THE TASK =>
Go through the listing below and list every line with "that".

DATASET EXCERPT =>
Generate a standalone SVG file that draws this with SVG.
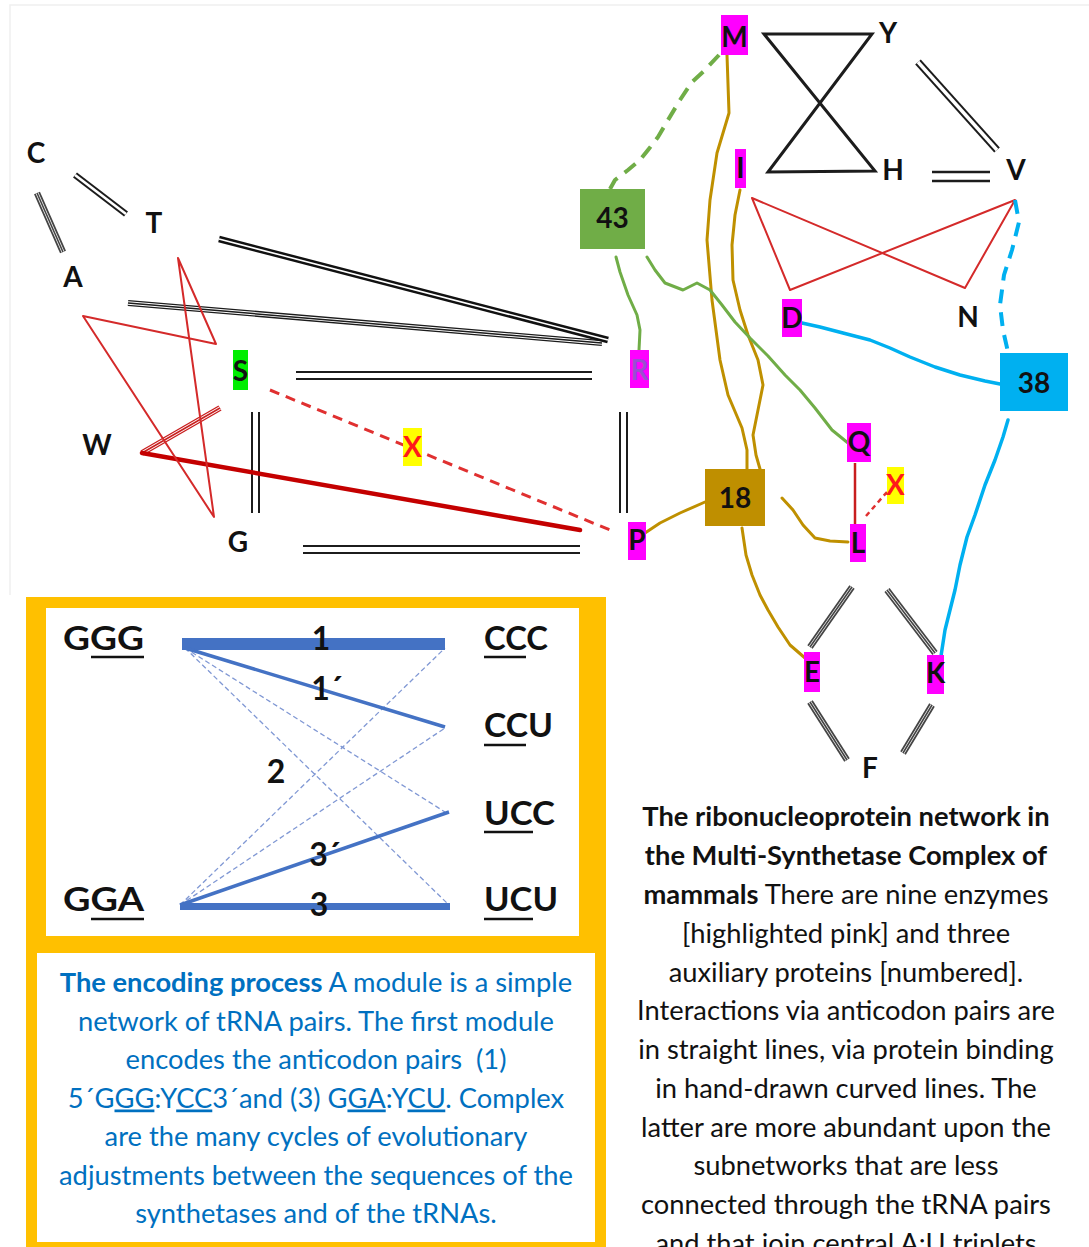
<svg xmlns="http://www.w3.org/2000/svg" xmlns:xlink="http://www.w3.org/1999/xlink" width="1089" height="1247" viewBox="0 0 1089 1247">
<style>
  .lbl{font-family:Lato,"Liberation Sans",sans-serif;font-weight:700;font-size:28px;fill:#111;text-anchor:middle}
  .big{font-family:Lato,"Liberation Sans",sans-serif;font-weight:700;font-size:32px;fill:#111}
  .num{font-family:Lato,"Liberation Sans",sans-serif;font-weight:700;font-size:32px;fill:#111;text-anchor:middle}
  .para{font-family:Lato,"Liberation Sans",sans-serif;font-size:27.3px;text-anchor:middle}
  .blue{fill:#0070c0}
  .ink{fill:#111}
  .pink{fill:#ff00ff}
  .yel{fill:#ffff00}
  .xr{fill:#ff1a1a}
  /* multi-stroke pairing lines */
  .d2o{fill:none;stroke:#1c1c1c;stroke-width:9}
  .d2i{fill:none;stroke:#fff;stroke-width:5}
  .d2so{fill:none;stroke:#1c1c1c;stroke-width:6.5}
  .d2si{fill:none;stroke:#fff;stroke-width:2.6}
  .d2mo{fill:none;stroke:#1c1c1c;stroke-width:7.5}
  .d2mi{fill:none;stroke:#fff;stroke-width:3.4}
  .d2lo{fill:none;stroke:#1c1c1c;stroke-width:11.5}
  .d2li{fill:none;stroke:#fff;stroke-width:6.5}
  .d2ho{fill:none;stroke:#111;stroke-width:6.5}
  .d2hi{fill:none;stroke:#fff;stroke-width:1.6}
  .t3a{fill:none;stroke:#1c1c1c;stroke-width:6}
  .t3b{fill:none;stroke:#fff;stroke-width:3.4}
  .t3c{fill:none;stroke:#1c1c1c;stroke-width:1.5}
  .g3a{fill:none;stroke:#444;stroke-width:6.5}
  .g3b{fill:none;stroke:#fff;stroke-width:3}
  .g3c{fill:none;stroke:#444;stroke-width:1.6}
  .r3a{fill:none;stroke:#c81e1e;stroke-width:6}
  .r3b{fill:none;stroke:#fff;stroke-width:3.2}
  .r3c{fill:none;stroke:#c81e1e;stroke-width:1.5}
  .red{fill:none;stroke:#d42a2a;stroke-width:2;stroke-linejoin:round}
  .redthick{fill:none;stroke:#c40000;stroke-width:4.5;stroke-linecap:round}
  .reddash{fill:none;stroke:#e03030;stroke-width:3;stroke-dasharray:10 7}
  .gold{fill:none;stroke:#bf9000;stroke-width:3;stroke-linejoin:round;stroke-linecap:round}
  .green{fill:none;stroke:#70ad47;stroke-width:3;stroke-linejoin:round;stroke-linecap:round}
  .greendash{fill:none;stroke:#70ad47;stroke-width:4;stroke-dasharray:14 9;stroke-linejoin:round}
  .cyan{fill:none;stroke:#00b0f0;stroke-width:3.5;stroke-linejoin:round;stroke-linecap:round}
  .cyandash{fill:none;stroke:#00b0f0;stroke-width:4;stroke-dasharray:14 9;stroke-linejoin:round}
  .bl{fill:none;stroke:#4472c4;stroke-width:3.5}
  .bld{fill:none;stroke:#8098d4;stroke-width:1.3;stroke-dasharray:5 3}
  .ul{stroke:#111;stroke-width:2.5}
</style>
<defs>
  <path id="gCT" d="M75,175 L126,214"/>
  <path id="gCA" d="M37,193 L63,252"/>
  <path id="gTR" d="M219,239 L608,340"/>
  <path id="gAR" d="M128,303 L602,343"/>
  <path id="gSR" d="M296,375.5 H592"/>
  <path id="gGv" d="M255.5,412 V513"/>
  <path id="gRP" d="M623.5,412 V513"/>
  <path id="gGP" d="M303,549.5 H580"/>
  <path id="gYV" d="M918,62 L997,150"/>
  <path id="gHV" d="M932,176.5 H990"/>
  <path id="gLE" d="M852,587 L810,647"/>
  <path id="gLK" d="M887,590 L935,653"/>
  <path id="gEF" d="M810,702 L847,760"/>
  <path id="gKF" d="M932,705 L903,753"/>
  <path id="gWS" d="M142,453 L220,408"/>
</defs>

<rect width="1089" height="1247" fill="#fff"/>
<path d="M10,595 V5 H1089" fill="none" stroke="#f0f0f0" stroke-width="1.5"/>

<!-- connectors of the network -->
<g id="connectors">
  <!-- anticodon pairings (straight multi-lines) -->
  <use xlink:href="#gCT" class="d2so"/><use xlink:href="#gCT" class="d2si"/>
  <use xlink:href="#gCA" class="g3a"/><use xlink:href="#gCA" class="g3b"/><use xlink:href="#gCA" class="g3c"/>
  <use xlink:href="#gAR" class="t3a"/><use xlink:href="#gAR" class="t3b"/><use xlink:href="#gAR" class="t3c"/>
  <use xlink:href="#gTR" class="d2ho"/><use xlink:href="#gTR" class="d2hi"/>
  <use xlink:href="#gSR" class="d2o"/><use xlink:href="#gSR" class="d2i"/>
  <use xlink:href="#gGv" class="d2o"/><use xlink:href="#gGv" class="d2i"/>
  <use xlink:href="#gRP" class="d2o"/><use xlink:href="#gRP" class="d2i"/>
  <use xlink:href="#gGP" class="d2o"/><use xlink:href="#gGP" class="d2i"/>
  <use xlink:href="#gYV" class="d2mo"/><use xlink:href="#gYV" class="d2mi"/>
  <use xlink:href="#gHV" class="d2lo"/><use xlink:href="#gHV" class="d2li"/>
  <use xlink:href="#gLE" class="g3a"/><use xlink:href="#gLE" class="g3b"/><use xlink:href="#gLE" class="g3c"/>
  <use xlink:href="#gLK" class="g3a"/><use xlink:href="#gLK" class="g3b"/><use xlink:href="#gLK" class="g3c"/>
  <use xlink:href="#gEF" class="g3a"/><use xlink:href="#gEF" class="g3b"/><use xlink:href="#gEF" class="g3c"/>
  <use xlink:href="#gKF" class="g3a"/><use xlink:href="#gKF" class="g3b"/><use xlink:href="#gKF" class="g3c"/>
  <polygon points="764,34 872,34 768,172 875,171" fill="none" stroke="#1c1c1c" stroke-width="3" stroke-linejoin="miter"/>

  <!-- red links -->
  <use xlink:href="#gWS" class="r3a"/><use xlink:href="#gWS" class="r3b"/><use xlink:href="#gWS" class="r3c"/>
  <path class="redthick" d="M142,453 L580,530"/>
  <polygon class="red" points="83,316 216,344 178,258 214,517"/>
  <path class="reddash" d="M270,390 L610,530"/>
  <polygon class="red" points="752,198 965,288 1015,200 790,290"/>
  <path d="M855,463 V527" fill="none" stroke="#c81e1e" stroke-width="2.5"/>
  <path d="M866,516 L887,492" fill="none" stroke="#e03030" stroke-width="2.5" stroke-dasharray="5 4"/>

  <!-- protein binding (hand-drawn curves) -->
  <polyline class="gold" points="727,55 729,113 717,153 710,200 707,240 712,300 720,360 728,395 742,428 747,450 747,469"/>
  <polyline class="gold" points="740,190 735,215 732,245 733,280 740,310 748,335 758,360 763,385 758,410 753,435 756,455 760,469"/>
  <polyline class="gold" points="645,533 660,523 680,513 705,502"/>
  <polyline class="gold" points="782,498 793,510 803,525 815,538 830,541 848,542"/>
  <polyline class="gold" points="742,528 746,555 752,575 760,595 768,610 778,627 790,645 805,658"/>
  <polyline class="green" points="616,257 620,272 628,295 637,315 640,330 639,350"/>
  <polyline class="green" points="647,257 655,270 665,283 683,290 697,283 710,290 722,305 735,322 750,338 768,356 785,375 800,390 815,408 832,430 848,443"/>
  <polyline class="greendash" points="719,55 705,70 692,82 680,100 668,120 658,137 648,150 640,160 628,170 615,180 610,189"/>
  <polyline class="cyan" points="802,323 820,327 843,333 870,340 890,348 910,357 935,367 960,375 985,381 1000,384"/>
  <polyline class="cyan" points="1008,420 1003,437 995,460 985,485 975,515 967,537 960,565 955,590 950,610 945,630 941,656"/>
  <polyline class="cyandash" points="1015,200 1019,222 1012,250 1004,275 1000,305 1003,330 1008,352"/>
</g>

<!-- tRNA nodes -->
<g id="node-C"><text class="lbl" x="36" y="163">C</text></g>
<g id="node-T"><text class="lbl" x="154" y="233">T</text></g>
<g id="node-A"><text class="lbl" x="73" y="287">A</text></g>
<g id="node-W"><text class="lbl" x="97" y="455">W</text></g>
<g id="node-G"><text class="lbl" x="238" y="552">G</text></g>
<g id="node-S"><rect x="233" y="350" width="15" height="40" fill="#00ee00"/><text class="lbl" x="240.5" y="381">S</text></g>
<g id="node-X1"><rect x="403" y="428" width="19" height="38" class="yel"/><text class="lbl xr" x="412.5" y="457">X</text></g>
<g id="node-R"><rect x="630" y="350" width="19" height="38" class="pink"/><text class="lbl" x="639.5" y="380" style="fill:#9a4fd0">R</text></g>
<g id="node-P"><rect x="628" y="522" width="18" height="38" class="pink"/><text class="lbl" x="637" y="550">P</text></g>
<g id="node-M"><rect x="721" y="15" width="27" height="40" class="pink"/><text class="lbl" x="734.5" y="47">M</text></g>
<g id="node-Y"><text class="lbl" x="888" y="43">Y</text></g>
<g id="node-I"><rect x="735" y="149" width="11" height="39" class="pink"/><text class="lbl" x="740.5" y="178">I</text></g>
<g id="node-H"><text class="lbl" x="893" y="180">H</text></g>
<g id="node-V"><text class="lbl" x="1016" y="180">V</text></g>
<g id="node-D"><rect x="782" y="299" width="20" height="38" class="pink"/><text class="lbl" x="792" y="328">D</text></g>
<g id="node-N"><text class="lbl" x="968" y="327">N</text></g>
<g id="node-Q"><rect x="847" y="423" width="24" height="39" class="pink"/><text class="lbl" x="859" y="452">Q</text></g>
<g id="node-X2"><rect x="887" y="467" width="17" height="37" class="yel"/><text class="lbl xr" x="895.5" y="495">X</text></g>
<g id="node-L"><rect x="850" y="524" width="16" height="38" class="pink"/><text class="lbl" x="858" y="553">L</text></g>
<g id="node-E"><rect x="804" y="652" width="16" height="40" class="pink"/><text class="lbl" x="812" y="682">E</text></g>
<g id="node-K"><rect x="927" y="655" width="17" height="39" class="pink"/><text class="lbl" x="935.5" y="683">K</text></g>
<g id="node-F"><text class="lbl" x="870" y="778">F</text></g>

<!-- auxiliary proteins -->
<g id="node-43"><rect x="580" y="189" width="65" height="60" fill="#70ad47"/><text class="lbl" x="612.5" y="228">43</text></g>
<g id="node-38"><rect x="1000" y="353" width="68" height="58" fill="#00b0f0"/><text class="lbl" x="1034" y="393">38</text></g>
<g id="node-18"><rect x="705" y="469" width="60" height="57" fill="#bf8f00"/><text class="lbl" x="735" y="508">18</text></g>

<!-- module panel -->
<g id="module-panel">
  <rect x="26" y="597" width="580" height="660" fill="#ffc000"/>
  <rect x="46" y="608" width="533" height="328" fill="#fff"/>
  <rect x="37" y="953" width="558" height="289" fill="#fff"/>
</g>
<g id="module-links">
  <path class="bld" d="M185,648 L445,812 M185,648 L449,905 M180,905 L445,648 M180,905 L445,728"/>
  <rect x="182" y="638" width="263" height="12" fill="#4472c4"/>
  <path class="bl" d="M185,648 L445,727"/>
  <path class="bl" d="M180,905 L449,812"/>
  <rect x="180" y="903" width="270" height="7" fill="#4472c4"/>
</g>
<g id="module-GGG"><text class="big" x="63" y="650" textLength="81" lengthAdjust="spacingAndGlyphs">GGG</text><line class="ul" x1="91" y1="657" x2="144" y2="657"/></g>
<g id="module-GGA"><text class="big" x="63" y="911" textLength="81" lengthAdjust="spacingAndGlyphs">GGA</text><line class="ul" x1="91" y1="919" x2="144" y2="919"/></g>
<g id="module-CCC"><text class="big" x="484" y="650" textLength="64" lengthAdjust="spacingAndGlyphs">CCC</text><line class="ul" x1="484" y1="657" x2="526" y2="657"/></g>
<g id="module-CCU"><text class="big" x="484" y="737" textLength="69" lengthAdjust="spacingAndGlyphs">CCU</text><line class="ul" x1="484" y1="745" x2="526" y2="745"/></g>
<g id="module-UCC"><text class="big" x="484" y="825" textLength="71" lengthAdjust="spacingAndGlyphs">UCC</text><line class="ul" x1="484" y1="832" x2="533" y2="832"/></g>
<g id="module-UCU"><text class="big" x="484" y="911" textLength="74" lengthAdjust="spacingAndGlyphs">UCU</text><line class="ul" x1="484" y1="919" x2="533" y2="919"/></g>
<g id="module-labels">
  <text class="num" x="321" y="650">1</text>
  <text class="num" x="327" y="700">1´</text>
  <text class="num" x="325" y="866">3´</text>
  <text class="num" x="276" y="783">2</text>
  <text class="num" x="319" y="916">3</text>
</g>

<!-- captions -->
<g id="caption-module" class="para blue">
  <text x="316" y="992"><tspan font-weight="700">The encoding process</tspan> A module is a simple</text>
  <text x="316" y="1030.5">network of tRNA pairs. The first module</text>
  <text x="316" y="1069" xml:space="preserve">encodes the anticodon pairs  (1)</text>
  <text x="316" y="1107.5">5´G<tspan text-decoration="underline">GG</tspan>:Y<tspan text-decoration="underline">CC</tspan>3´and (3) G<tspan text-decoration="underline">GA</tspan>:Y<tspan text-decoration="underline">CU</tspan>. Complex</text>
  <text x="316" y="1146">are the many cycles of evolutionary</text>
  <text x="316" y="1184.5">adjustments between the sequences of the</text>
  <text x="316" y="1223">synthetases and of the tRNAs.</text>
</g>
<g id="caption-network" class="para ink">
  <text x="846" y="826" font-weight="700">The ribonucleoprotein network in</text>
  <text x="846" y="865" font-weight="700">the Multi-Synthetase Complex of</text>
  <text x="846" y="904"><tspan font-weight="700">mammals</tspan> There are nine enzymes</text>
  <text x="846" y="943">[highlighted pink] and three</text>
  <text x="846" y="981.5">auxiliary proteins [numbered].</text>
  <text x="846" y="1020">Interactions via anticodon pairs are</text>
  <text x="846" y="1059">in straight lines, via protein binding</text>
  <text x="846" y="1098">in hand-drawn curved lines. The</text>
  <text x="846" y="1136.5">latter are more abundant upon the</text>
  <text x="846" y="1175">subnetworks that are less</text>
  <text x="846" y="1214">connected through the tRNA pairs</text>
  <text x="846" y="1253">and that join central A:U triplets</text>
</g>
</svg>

COMPLETE RESPONSE =>
Generate a standalone SVG file that draws this with SVG.
  <text x="846" y="1175">subnetworks that are less</text>
  <text x="846" y="1253">and that join central A:U triplets</text>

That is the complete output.